#### What is required
Scan the data below. Pull out each line where "this" occurs.
— START Input rows —
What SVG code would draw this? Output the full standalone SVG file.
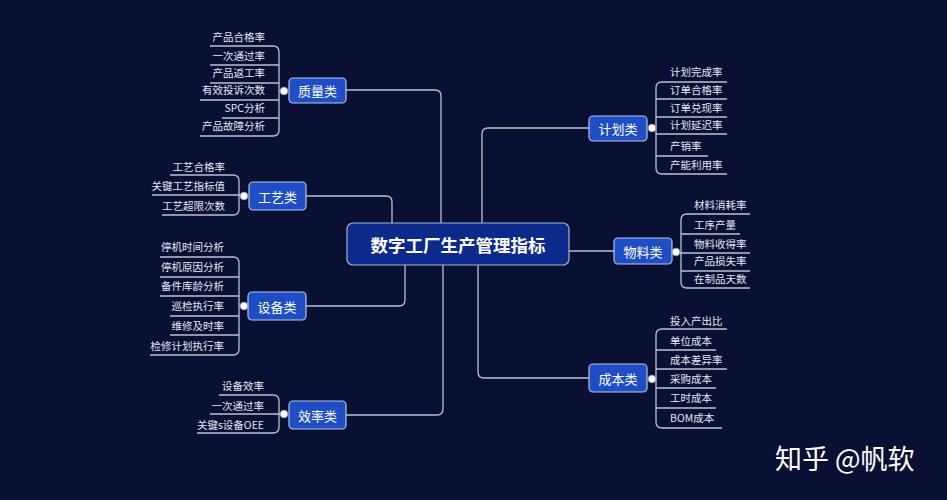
— END Input rows —
— START Input rows —
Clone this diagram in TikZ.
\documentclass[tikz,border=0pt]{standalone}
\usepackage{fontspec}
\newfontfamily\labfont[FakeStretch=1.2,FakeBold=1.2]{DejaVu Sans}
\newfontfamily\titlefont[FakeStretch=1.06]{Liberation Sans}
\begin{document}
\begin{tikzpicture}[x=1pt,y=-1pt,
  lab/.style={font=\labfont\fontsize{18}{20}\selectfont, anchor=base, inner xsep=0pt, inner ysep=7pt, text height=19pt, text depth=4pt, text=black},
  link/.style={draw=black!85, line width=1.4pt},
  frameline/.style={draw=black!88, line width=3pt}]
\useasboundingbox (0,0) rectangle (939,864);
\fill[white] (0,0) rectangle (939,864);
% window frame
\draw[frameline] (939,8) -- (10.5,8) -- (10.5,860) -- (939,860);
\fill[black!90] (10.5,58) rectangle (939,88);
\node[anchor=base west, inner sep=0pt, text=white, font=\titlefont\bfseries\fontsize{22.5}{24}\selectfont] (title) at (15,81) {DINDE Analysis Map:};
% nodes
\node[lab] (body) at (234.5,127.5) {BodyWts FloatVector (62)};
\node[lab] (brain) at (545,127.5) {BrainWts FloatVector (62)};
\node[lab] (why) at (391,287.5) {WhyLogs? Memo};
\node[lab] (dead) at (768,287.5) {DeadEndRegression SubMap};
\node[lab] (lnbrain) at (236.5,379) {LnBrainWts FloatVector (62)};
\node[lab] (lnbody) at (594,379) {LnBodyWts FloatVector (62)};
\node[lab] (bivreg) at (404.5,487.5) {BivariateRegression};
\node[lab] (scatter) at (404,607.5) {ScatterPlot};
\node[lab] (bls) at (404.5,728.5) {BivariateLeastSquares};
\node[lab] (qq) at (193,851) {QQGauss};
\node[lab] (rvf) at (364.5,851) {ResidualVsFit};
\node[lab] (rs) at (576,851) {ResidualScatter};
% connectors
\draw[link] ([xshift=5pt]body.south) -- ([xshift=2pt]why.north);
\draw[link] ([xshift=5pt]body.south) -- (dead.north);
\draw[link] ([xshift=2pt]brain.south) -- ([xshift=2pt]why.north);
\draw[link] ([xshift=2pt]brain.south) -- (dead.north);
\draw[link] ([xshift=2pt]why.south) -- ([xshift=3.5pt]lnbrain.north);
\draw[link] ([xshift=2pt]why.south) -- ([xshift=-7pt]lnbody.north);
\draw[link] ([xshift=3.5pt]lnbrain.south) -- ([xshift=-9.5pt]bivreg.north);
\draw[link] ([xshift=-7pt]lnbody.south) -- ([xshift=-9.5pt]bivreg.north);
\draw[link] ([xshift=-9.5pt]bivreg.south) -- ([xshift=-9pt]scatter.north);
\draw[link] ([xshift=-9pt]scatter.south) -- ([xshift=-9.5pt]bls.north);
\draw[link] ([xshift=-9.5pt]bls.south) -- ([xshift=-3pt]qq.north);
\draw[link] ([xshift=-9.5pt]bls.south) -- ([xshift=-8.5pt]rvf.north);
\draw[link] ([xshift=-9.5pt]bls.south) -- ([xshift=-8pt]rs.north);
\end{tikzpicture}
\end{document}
— END Input rows —
#### Right answer
What SVG code would draw this? Output the full standalone SVG file.
Clone this diagram in TikZ.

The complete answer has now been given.